AIM OF THE EXERCISE :: Give the number of lines below that contain "seaborn", with no other output.

INFORMATION SHOWN ::

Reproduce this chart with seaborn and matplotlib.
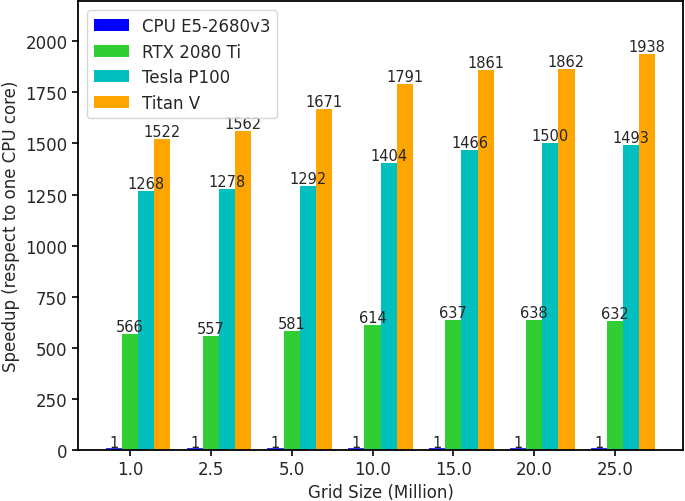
import matplotlib
matplotlib.use("Agg")
import matplotlib.pyplot as plt
import seaborn as sns
import numpy as np

grid_sizes = ["1.0", "2.5", "5.0", "10.0", "15.0", "20.0", "25.0"]
devices = ["CPU E5-2680v3", "RTX 2080 Ti", "Tesla P100", "Titan V"]
cpu = [1, 1, 1, 1, 1, 1, 1]
rtx = [566, 557, 581, 614, 637, 638, 632]
p100 = [1268, 1278, 1292, 1404, 1466, 1500, 1493]
titanv = [1522, 1562, 1671, 1791, 1861, 1862, 1938]
colors = sns.color_palette(["#0000ff", "#32cd32", "#00bfbf", "#ffa500"])

sns.set_style("ticks")
plt.rcParams["font.family"] = ["DejaVu Sans"]

fig = plt.figure(figsize=(6.85, 5.02), dpi=100)
ax = fig.add_axes([0.1139, 0.1016, 0.883, 0.894])

x = np.arange(len(grid_sizes))
width = 0.2
for i, (dev, vals) in enumerate(zip(devices, [cpu, rtx, p100, titanv])):
    if i == 0:
        kw = dict(edgecolor=colors[0], linewidth=2.6, joinstyle="miter")
    else:
        kw = dict(linewidth=0)
    bars = ax.bar(x + (i - 1) * width, vals, width, color=colors[i], label=dev, **kw)
    ax.bar_label(bars, labels=[str(v) for v in vals], fontsize=10.5, padding=0)

ax.set_xticks(x)
ax.set_xticklabels(grid_sizes)
ax.set_xlim(-0.644, 6.84)
ax.set_ylim(0, 2196)
ax.set_yticks([0, 250, 500, 750, 1000, 1250, 1500, 1750, 2000])
ax.tick_params(labelsize=12, length=4, width=1.2, color="black")
ax.set_xlabel("Grid Size (Million)", fontsize=12, labelpad=3)
ax.set_ylabel("Speedup (respect to one CPU core)", fontsize=12)
for s in ax.spines.values():
    s.set_linewidth(1.3)
    s.set_color("black")
    s.set_visible(True)
leg = ax.legend(loc="upper left", fontsize=12, frameon=True, handlelength=2.1,
                labelspacing=0.45, borderaxespad=0.55)
for h in leg.legend_handles:
    h.set_linewidth(0)

fig.savefig("out.png", dpi=100)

RESPONSE BELOW :: 2